| Task goal |
Skip the images and return the records below exactly.

| Records to process |

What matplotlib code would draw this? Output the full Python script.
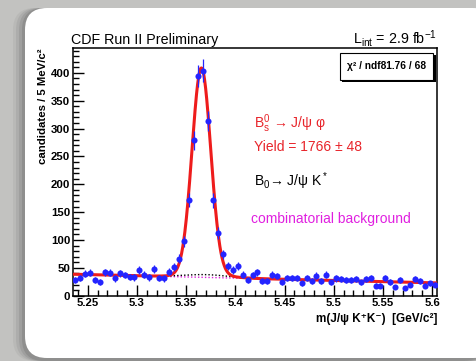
import numpy as np
import matplotlib.pyplot as plt
from matplotlib.patches import FancyBboxPatch, Rectangle
from matplotlib.ticker import MultipleLocator, FuncFormatter

plt.rcParams['font.family'] = ['Liberation Sans', 'DejaVu Sans']
plt.rcParams['mathtext.fontset'] = 'custom'
plt.rcParams['mathtext.rm'] = 'Liberation Sans'
plt.rcParams['mathtext.it'] = 'Liberation Sans:italic'
plt.rcParams['mathtext.bf'] = 'Liberation Sans:bold'
plt.rcParams['mathtext.default'] = 'regular'

# Histogram: 5 MeV bins from 5.235 to 5.605 GeV/c^2
m_lo, m_hi, bin_w = 5.235, 5.605, 0.005
counts = [29, 32, 39, 41, 29, 25, 42, 41, 31, 40,
          37, 34, 33, 46, 38, 33, 48, 32, 31, 43,
          51, 66, 98, 172, 279, 394, 404, 314, 171, 112,
          74, 53, 46, 53, 38, 29, 37, 42, 27, 27,
          38, 35, 25, 32, 32, 32, 22, 32, 27, 36,
          27, 38, 24, 31, 30, 29, 28, 30, 24, 30,
          32, 18, 18, 32, 25, 15, 29, 14, 20, 30,
          27, 18, 22, 20]

# Fit result
bs_yield, bs_yield_err = 1766, 48
bs_mean, bs_sigma = 5.3655, 0.0095
comb_lo, comb_slope = 38.5, -42.0          # linear combinatorial background
refl_amp, refl_mean, refl_sigma = 5.0, 5.37, 0.022   # B0 -> J/psi K* reflection
chi2, ndf = 81.76, 68

counts = np.array(counts, dtype=float)
mass = m_lo + bin_w * (np.arange(len(counts)) + 0.5)

xf = np.linspace(m_lo, m_hi, 1000)
comb = comb_lo + comb_slope * (xf - m_lo)
refl = refl_amp * np.exp(-0.5 * ((xf - refl_mean) / refl_sigma) ** 2)
sig = (bs_yield * bin_w / (np.sqrt(2 * np.pi) * bs_sigma)
       * np.exp(-0.5 * ((xf - bs_mean) / bs_sigma) ** 2))
total = comb + refl + sig

fig = plt.figure(figsize=(4.77, 3.61), dpi=100)
fig.patch.set_facecolor('#c2c2c0')

# slide panel behind the plot
bg = fig.add_axes([0, 0, 1, 1])
bg.set_xlim(0, 477)
bg.set_ylim(361, 0)
bg.axis('off')
for off, a in [(12, 0.10), (9, 0.14), (6, 0.20), (3, 0.30)]:
    bg.add_patch(FancyBboxPatch((25 - off, 8), 470, 353, boxstyle='round,pad=0,rounding_size=22',
                                fc='#6a6a6a', ec='none', alpha=a))
bg.add_patch(FancyBboxPatch((25, 8), 470, 350, boxstyle='round,pad=0,rounding_size=22',
                            fc='white', ec='none'))

ax = fig.add_axes([73 / 477, (361 - 295.7) / 361, 364 / 477, 247.4 / 361])
ax.set_xlim(m_lo, m_hi)
ax.set_ylim(0, 444)

ax.plot(xf, comb, color='#e020e0', lw=1.0, ls=(0, (1, 1.5)), zorder=2)
ax.plot(xf, comb + refl, color='black', lw=1.0, ls=(0, (1, 1.5)), zorder=2)
ax.plot(xf, total, color='#ee1c1c', lw=2.2, zorder=3)
ax.errorbar(mass, counts, yerr=np.sqrt(counts), fmt='o', color='#2424ff',
            ms=4.4, mec='none', elinewidth=0.9, capsize=0, zorder=4)

# ROOT-like axes
ax.xaxis.set_major_locator(MultipleLocator(0.05))
ax.xaxis.set_minor_locator(MultipleLocator(0.01))
ax.yaxis.set_major_locator(MultipleLocator(50))
ax.yaxis.set_minor_locator(MultipleLocator(10))
ax.xaxis.set_major_formatter(FuncFormatter(lambda v, p: '%g' % round(v, 3)))
ax.tick_params(which='both', direction='in', top=False, right=False, width=1.0)
ax.tick_params(which='major', length=8, labelsize=8.2, pad=2)
ax.tick_params(which='minor', length=4)
for lab in ax.get_xticklabels() + ax.get_yticklabels():
    lab.set_fontweight('bold')
for sp in ax.spines.values():
    sp.set_linewidth(1.1)

fig.text(43 / 477, 1 - 48 / 361, 'candidates / 5 MeV/c²', rotation=90,
         ha='center', va='top', fontsize=8.2, fontweight='bold')
fig.text(437 / 477, 1 - 322 / 361, 'm(J/ψ K⁺K⁻)  [GeV/c²]', ha='right',
         va='baseline', fontsize=8.5, fontweight='bold')

fig.text(71 / 477, 1 - 44 / 361, 'CDF Run II Preliminary', fontsize=10.3,
         va='baseline')
fig.text(437 / 477, 1 - 44 / 361, r'L$_{int}$ = 2.9 fb$^{-1}$', fontsize=10.3,
         ha='right', va='baseline')

# chi2 box with drop shadow
bx0, by0, bw, bh = 0.733, 0.872, 0.256, 0.109
ax.add_patch(Rectangle((bx0 + 0.007, by0 - 0.010), bw, bh, transform=ax.transAxes,
                       fc='black', ec='none', zorder=5))
ax.add_patch(Rectangle((bx0, by0), bw, bh, transform=ax.transAxes,
                       fc='white', ec='black', lw=0.8, zorder=6))
ax.text(bx0 + bw / 2, by0 + bh / 2, 'χ² / ndf%g / %d' % (chi2, ndf),
        transform=ax.transAxes, ha='center', va='center', fontsize=7.3,
        fontweight='bold', zorder=7)

red = '#e8242a'
ax.text(0.497, 0.694, r'B$_s^0$ → J/ψ φ', transform=ax.transAxes,
        color=red, fontsize=10, va='center')
ax.text(0.497, 0.601, 'Yield = %d ± %d' % (bs_yield, bs_yield_err),
        transform=ax.transAxes, color=red, fontsize=10, va='center')
ax.text(0.497, 0.463, r'B$_0$→ J/ψ K$^*$', transform=ax.transAxes,
        color='black', fontsize=10, va='center')
ax.text(0.489, 0.310, 'combinatorial background', transform=ax.transAxes,
        color='#e020e0', fontsize=10, va='center')

fig.savefig('out.png', dpi=100, facecolor=fig.get_facecolor())
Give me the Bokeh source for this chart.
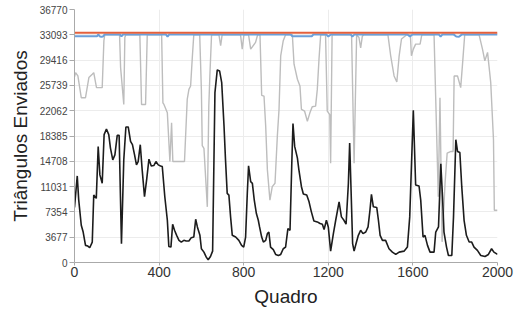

| Solution to the exercise |
What matplotlib code would draw this? Output the full Python script.
import numpy as np
import matplotlib.pyplot as plt
from matplotlib.patches import FancyBboxPatch, Rectangle
from matplotlib.ticker import MultipleLocator, FuncFormatter

plt.rcParams['font.family'] = ['Liberation Sans', 'DejaVu Sans']
plt.rcParams['mathtext.fontset'] = 'custom'
plt.rcParams['mathtext.rm'] = 'Liberation Sans'
plt.rcParams['mathtext.it'] = 'Liberation Sans:italic'
plt.rcParams['mathtext.bf'] = 'Liberation Sans:bold'
plt.rcParams['mathtext.default'] = 'regular'

# Histogram: 5 MeV bins from 5.235 to 5.605 GeV/c^2
m_lo, m_hi, bin_w = 5.235, 5.605, 0.005
counts = [29, 32, 39, 41, 29, 25, 42, 41, 31, 40,
          37, 34, 33, 46, 38, 33, 48, 32, 31, 43,
          51, 66, 98, 172, 279, 394, 404, 314, 171, 112,
          74, 53, 46, 53, 38, 29, 37, 42, 27, 27,
          38, 35, 25, 32, 32, 32, 22, 32, 27, 36,
          27, 38, 24, 31, 30, 29, 28, 30, 24, 30,
          32, 18, 18, 32, 25, 15, 29, 14, 20, 30,
          27, 18, 22, 20]

# Fit result
bs_yield, bs_yield_err = 1766, 48
bs_mean, bs_sigma = 5.3655, 0.0095
comb_lo, comb_slope = 38.5, -42.0          # linear combinatorial background
refl_amp, refl_mean, refl_sigma = 5.0, 5.37, 0.022   # B0 -> J/psi K* reflection
chi2, ndf = 81.76, 68

counts = np.array(counts, dtype=float)
mass = m_lo + bin_w * (np.arange(len(counts)) + 0.5)

xf = np.linspace(m_lo, m_hi, 1000)
comb = comb_lo + comb_slope * (xf - m_lo)
refl = refl_amp * np.exp(-0.5 * ((xf - refl_mean) / refl_sigma) ** 2)
sig = (bs_yield * bin_w / (np.sqrt(2 * np.pi) * bs_sigma)
       * np.exp(-0.5 * ((xf - bs_mean) / bs_sigma) ** 2))
total = comb + refl + sig

fig = plt.figure(figsize=(4.77, 3.61), dpi=100)
fig.patch.set_facecolor('#c2c2c0')

# slide panel behind the plot
bg = fig.add_axes([0, 0, 1, 1])
bg.set_xlim(0, 477)
bg.set_ylim(361, 0)
bg.axis('off')
for off, a in [(12, 0.10), (9, 0.14), (6, 0.20), (3, 0.30)]:
    bg.add_patch(FancyBboxPatch((25 - off, 8), 470, 353, boxstyle='round,pad=0,rounding_size=22',
                                fc='#6a6a6a', ec='none', alpha=a))
bg.add_patch(FancyBboxPatch((25, 8), 470, 350, boxstyle='round,pad=0,rounding_size=22',
                            fc='white', ec='none'))

ax = fig.add_axes([73 / 477, (361 - 295.7) / 361, 364 / 477, 247.4 / 361])
ax.set_xlim(m_lo, m_hi)
ax.set_ylim(0, 444)

ax.plot(xf, comb, color='#e020e0', lw=1.0, ls=(0, (1, 1.5)), zorder=2)
ax.plot(xf, comb + refl, color='black', lw=1.0, ls=(0, (1, 1.5)), zorder=2)
ax.plot(xf, total, color='#ee1c1c', lw=2.2, zorder=3)
ax.errorbar(mass, counts, yerr=np.sqrt(counts), fmt='o', color='#2424ff',
            ms=4.4, mec='none', elinewidth=0.9, capsize=0, zorder=4)

# ROOT-like axes
ax.xaxis.set_major_locator(MultipleLocator(0.05))
ax.xaxis.set_minor_locator(MultipleLocator(0.01))
ax.yaxis.set_major_locator(MultipleLocator(50))
ax.yaxis.set_minor_locator(MultipleLocator(10))
ax.xaxis.set_major_formatter(FuncFormatter(lambda v, p: '%g' % round(v, 3)))
ax.tick_params(which='both', direction='in', top=False, right=False, width=1.0)
ax.tick_params(which='major', length=8, labelsize=8.2, pad=2)
ax.tick_params(which='minor', length=4)
for lab in ax.get_xticklabels() + ax.get_yticklabels():
    lab.set_fontweight('bold')
for sp in ax.spines.values():
    sp.set_linewidth(1.1)

fig.text(43 / 477, 1 - 48 / 361, 'candidates / 5 MeV/c²', rotation=90,
         ha='center', va='top', fontsize=8.2, fontweight='bold')
fig.text(437 / 477, 1 - 322 / 361, 'm(J/ψ K⁺K⁻)  [GeV/c²]', ha='right',
         va='baseline', fontsize=8.5, fontweight='bold')

fig.text(71 / 477, 1 - 44 / 361, 'CDF Run II Preliminary', fontsize=10.3,
         va='baseline')
fig.text(437 / 477, 1 - 44 / 361, r'L$_{int}$ = 2.9 fb$^{-1}$', fontsize=10.3,
         ha='right', va='baseline')

# chi2 box with drop shadow
bx0, by0, bw, bh = 0.733, 0.872, 0.256, 0.109
ax.add_patch(Rectangle((bx0 + 0.007, by0 - 0.010), bw, bh, transform=ax.transAxes,
                       fc='black', ec='none', zorder=5))
ax.add_patch(Rectangle((bx0, by0), bw, bh, transform=ax.transAxes,
                       fc='white', ec='black', lw=0.8, zorder=6))
ax.text(bx0 + bw / 2, by0 + bh / 2, 'χ² / ndf%g / %d' % (chi2, ndf),
        transform=ax.transAxes, ha='center', va='center', fontsize=7.3,
        fontweight='bold', zorder=7)

red = '#e8242a'
ax.text(0.497, 0.694, r'B$_s^0$ → J/ψ φ', transform=ax.transAxes,
        color=red, fontsize=10, va='center')
ax.text(0.497, 0.601, 'Yield = %d ± %d' % (bs_yield, bs_yield_err),
        transform=ax.transAxes, color=red, fontsize=10, va='center')
ax.text(0.497, 0.463, r'B$_0$→ J/ψ K$^*$', transform=ax.transAxes,
        color='black', fontsize=10, va='center')
ax.text(0.489, 0.310, 'combinatorial background', transform=ax.transAxes,
        color='#e020e0', fontsize=10, va='center')

fig.savefig('out.png', dpi=100, facecolor=fig.get_facecolor())
Give me the Bokeh source for this chart.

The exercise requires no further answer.